Reviewed by PW Annex Reviews (Publishers Weekly Annex Reviews)

Like many of Green's characters, Aza Holmes is whip smart, articulate, and tortured by worry. When she was eight, her father succumbed to a heart attack while mowing the lawn. Now 16, Aza takes meds (irregularly) to treat anxiety, which is manifesting in increasingly self-destructive ways. Her problems amplify when she reconnects with Davis, a boy she met years earlier at "Sad Camp," where both had gone to grieve their recently deceased parents. Now Davis's billionaire father is missing, running from a warrant for his arrest. Aza's best friend Daisy, in a classic sidekick role, pressures Aza to contact Davis, hoping they'll learn something about the disappearance—and maybe get a cut of the $100,000 reward.
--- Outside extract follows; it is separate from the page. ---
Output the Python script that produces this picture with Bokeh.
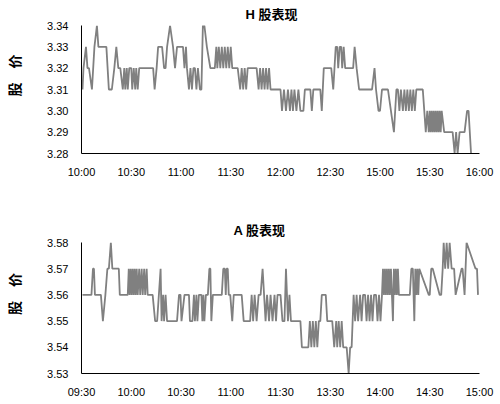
from bokeh.plotting import figure
from bokeh.layouts import column
from bokeh.models import FixedTicker, PrintfTickFormatter, Range1d
from bokeh.embed import file_html
from bokeh.resources import INLINE

# ---------------- data ----------------
# x positions are minutes on the chart's time axis (30 minutes per tick label)
h_ticks = [0, 30, 60, 90, 120, 150, 180, 210, 240]
h_tick_labels = ["10:00", "10:30", "11:00", "11:30", "12:00", "12:30", "15:00", "15:30", "16:00"]
h_y_ticks = [3.28, 3.29, 3.30, 3.31, 3.32, 3.33, 3.34]

h_time = [0.6, 1.2, 2.7, 3.6, 4.5, 6.3, 7.8, 9.3, 10.2, 15.0, 16.5, 18.3, 19.8, 21.0, 22.2, 23.4,
          24.9, 25.8, 26.4, 27.3, 27.9, 28.8, 30.0, 30.6, 31.5, 32.4, 33.0, 33.9, 34.8, 43.2, 44.1,
          45.3, 46.2, 48.6, 49.8, 50.7, 51.6, 53.4, 55.2, 56.4, 57.6, 61.2, 62.1, 63.0, 63.6, 64.8,
          65.7, 66.6, 67.5, 68.4, 69.3, 70.2, 71.4, 72.3, 73.2, 74.1, 75.6, 77.7, 80.4, 81.3, 81.9,
          82.8, 83.7, 84.6, 85.5, 86.4, 87.3, 88.2, 89.1, 90.0, 90.9, 94.2, 95.7, 96.6, 97.5, 98.4,
          99.3, 100.2, 105.6, 106.8, 107.7, 108.6, 109.5, 110.4, 111.3, 112.2, 113.1, 114.0, 120.0,
          120.9, 122.1, 123.3, 124.5, 125.7, 126.6, 127.5, 128.4, 129.6, 130.8, 132.0, 133.8, 134.7,
          138.0, 138.9, 139.8, 144.0, 144.9, 146.1, 150.6, 151.8, 153.3, 154.2, 154.8, 155.7, 156.6,
          157.2, 158.1, 159.0, 163.8, 164.7, 165.9, 167.4, 175.2, 176.7, 177.6, 179.1, 180.0, 181.2,
          184.8, 186.6, 188.4, 189.9, 190.8, 191.7, 192.6, 193.8, 194.7, 195.6, 196.5, 197.4, 198.3,
          199.2, 200.1, 201.0, 201.9, 205.8, 207.6, 208.5, 209.4, 210.0, 210.6, 211.2, 211.8, 212.4,
          213.0, 213.6, 214.2, 214.8, 215.4, 216.0, 216.6, 217.2, 218.7, 223.8, 225.0, 225.9, 226.8,
          228.0, 231.0, 232.5, 233.4, 234.9]
h_price = [3.31, 3.32, 3.33, 3.32, 3.32, 3.31, 3.33, 3.34, 3.33, 3.33, 3.31, 3.31, 3.32, 3.33, 3.32, 3.32,
           3.31, 3.32, 3.31, 3.32, 3.31, 3.32, 3.32, 3.31, 3.32, 3.31, 3.32, 3.31, 3.32, 3.32, 3.31,
           3.32, 3.33, 3.33, 3.32, 3.32, 3.33, 3.34, 3.33, 3.32, 3.33, 3.33, 3.32, 3.33, 3.32, 3.31,
           3.32, 3.31, 3.32, 3.32, 3.31, 3.32, 3.31, 3.31, 3.34, 3.34, 3.33, 3.32, 3.32, 3.33, 3.32,
           3.33, 3.32, 3.33, 3.32, 3.33, 3.32, 3.33, 3.32, 3.33, 3.32, 3.32, 3.31, 3.32, 3.31, 3.32,
           3.31, 3.32, 3.32, 3.31, 3.32, 3.31, 3.32, 3.31, 3.32, 3.31, 3.32, 3.31, 3.31,
           3.30, 3.31, 3.30, 3.31, 3.30, 3.31, 3.30, 3.31, 3.30, 3.31, 3.30, 3.30, 3.31,
           3.31, 3.30, 3.31, 3.31, 3.30, 3.32, 3.32, 3.31, 3.33, 3.33, 3.32, 3.33, 3.33,
           3.32, 3.33, 3.32, 3.32, 3.33, 3.32, 3.31, 3.31, 3.32, 3.31, 3.30, 3.30, 3.31,
           3.31, 3.30, 3.29, 3.31, 3.31, 3.30, 3.31, 3.30, 3.31, 3.30, 3.31, 3.30, 3.31,
           3.30, 3.31, 3.30, 3.31, 3.31, 3.29, 3.30, 3.29, 3.30, 3.29, 3.30, 3.29, 3.30,
           3.29, 3.30, 3.29, 3.30, 3.29, 3.30, 3.29, 3.30, 3.29, 3.29, 3.28, 3.29, 3.28,
           3.29, 3.29, 3.30, 3.30, 3.28]

a_ticks = [0, 30, 60, 90, 120, 150, 180, 210, 240]
a_tick_labels = ["09:30", "10:00", "10:30", "11:00", "11:30", "13:30", "14:00", "14:30", "15:00"]
a_y_ticks = [3.53, 3.54, 3.55, 3.56, 3.57, 3.58]

a_time = [0.6, 6.0, 6.9, 7.5, 8.1, 11.7, 12.9, 14.4, 15.6, 16.5, 17.7, 18.6, 22.5, 23.1, 27.9, 28.5,
          29.1, 29.7, 30.3, 30.9, 31.5, 32.1, 32.7, 33.3, 33.9, 34.8, 35.4, 36.3, 36.9, 37.8, 38.4,
          39.3, 39.9, 42.9, 44.4, 45.6, 47.7, 48.3, 49.2, 49.8, 50.7, 51.6, 57.6, 58.8, 59.7, 60.3,
          62.1, 64.8, 65.4, 66.9, 67.8, 68.4, 69.3, 69.9, 70.8, 72.3, 72.9, 73.5, 74.1, 75.0, 76.2,
          77.1, 77.7, 78.3, 79.2, 84.6, 85.5, 86.4, 87.0, 87.5, 88.2, 88.8, 89.7, 90.9, 91.8, 96.6,
          97.8, 101.7, 102.6, 103.5, 104.4, 105.6, 106.8, 108.0, 109.2, 110.1, 111.0, 111.9, 113.1,
          114.0, 115.2, 116.4, 117.3, 118.2, 120.0, 121.2, 122.4, 123.3, 124.5, 125.4, 126.3, 132.0,
          132.9, 136.8, 137.7, 138.6, 139.5, 140.4, 141.3, 142.2, 143.1, 144.0, 144.9, 147.3, 148.2,
          151.2, 152.4, 153.6, 154.2, 155.1, 156.0, 156.9, 157.8, 159.9, 161.1, 162.0, 162.9, 164.1,
          165.0, 165.9, 166.8, 168.0, 168.9, 169.8, 171.0, 171.9, 172.8, 173.7, 174.6, 175.5, 176.4,
          177.6, 178.5, 179.4, 180.3, 181.2, 181.8, 182.4, 183.0, 183.6, 184.2, 184.8, 185.4, 186.0,
          186.6, 187.2, 187.8, 188.4, 189.0, 189.6, 190.2, 190.8, 191.4, 197.4, 198.0, 198.9, 199.8,
          200.7, 201.3, 201.9, 202.5, 203.1, 203.7, 209.4, 210.0, 210.9, 211.8, 216.0, 216.9, 217.8,
          218.4, 219.3, 220.2, 221.1, 222.0, 223.2, 224.7, 225.6, 229.2, 229.8, 231.0, 232.2, 237.6,
          238.5, 239.1]
a_price = [3.56, 3.56, 3.57, 3.57, 3.56, 3.56, 3.55, 3.56, 3.57, 3.57, 3.58, 3.57, 3.57, 3.56, 3.56, 3.57,
           3.56, 3.57, 3.56, 3.57, 3.56, 3.57, 3.56, 3.57, 3.56, 3.57, 3.56, 3.57, 3.56, 3.57, 3.56,
           3.57, 3.56, 3.56, 3.55, 3.55, 3.57, 3.55, 3.56, 3.55, 3.56, 3.55, 3.55, 3.56, 3.56, 3.55,
           3.56, 3.56, 3.55, 3.55, 3.56, 3.55, 3.56, 3.55, 3.56, 3.56, 3.55, 3.56, 3.55, 3.56, 3.56,
           3.57, 3.57, 3.55, 3.56, 3.56, 3.57, 3.57, 3.56, 3.57, 3.57, 3.56, 3.56, 3.55, 3.56, 3.56,
           3.55, 3.55, 3.56, 3.55, 3.56, 3.55, 3.56, 3.56, 3.57, 3.56, 3.55, 3.56, 3.55,
           3.56, 3.55, 3.56, 3.55, 3.56, 3.56, 3.55, 3.55, 3.57, 3.55, 3.56, 3.55, 3.55,
           3.54, 3.54, 3.55, 3.54, 3.55, 3.54, 3.55, 3.54, 3.55, 3.55, 3.56, 3.56, 3.55,
           3.55, 3.54, 3.55, 3.54, 3.55, 3.54, 3.55, 3.54, 3.54, 3.53, 3.54, 3.54, 3.56,
           3.55, 3.56, 3.55, 3.56, 3.55, 3.56, 3.56, 3.55, 3.56, 3.55, 3.56, 3.55, 3.56,
           3.56, 3.55, 3.56, 3.55, 3.56, 3.57, 3.56, 3.57, 3.56, 3.57, 3.56, 3.57, 3.56,
           3.57, 3.56, 3.55, 3.57, 3.56, 3.57, 3.56, 3.57, 3.56, 3.56, 3.56, 3.57, 3.57, 3.55,
           3.57, 3.56, 3.57, 3.56, 3.57, 3.56, 3.56, 3.57, 3.57, 3.56, 3.56, 3.57, 3.58,
           3.57, 3.58, 3.57, 3.58, 3.57, 3.57, 3.56, 3.57, 3.57, 3.56, 3.58, 3.57, 3.57,
           3.56, 3.57]

h_title = "H 股表现"
a_title = "A 股表现"
y_title = "\u3000\u3000股\u3000价"

# ---------------- style ----------------
LINE_COLOR = "#808080"
TICK_FONT = "Liberation Sans"
CJK_FONT = "Liberation Sans, Noto Sans CJK SC"
W = 495
LEFT = 81
FRAME_W = 398


def make_chart(times, prices, ticks, tick_labels, y_ticks, title, title_offset, title_standoff,
               height, top, bottom, xstand):
    p = figure(width=W, height=height, output_backend="svg", toolbar_location=None,
               x_range=Range1d(ticks[0], ticks[-1]),
               y_range=Range1d(y_ticks[0], y_ticks[-1]),
               min_border_left=LEFT, min_border_right=W - LEFT - FRAME_W,
               min_border_top=top, min_border_bottom=bottom)
    p.outline_line_color = None
    p.grid.visible = False
    p.line(times, prices, line_color=LINE_COLOR, line_width=1.8)

    p.title.text = title
    p.title.align = "left"
    p.title.offset = title_offset
    p.title.standoff = title_standoff
    p.title.text_font = CJK_FONT
    p.title.text_font_style = "bold"
    p.title.text_font_size = "13px"
    p.title.text_color = "black"

    p.xaxis.ticker = FixedTicker(ticks=ticks)
    p.xaxis.major_label_overrides = {t: lab for t, lab in zip(ticks, tick_labels)}
    p.yaxis.ticker = FixedTicker(ticks=y_ticks)
    p.yaxis.formatter = PrintfTickFormatter(format="%.2f")
    for ax in (p.xaxis[0], p.yaxis[0]):
        ax.axis_line_color = "black"
        ax.axis_line_width = 1
        ax.major_tick_line_color = None
        ax.minor_tick_line_color = None
        ax.major_tick_out = 0
        ax.major_tick_in = 0
        ax.major_label_text_font = TICK_FONT
        ax.major_label_text_font_size = "11px"
        ax.major_label_text_color = "black"
    p.xaxis.major_label_standoff = xstand
    p.yaxis.major_label_standoff = 13

    p.yaxis.axis_label = y_title
    p.yaxis.axis_label_text_font = "Noto Sans CJK SC"
    p.yaxis.axis_label_text_font_style = "bold"
    p.yaxis.axis_label_text_font_size = "14px"
    p.yaxis.axis_label_text_color = "black"
    p.yaxis.axis_label_standoff = 20
    return p


p1 = make_chart(h_time, h_price, h_ticks, h_tick_labels, h_y_ticks, h_title, 164, 8,
                height=180, top=24, bottom=26, xstand=12)
p2 = make_chart(a_time, a_price, a_ticks, a_tick_labels, a_y_ticks, a_title, 152, 10,
                height=220, top=62, bottom=26, xstand=12)

layout = column(p1, p2, spacing=0)
open("out.html", "w").write(file_html(layout, INLINE))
The reunion leads to romance, until Aza's anxiety won't allow it. Green's first novel since The Fault in Our Stars is another heartbreaker, full of intelligent questions. It's also a very writerly book, as Aza frames a lot of the questions she asks herself in literary terms. Am I a fiction? Who is in charge of my story? Why do we describe pain with the language of metaphor? Because of this, it's tempting to conflate Aza the character with her author, who has been open about his own mental illness. But readers need not know where the line is between the two to feel for someone trapped in an irrational, fear-driven spiral. In an age where troubling events happen almost weekly, this deeply empathetic novel about learning to live with demons and love one's imperfect self is timely and important. Ages 14–up. Agent: Jodi Reamer, Writers House. (Oct.)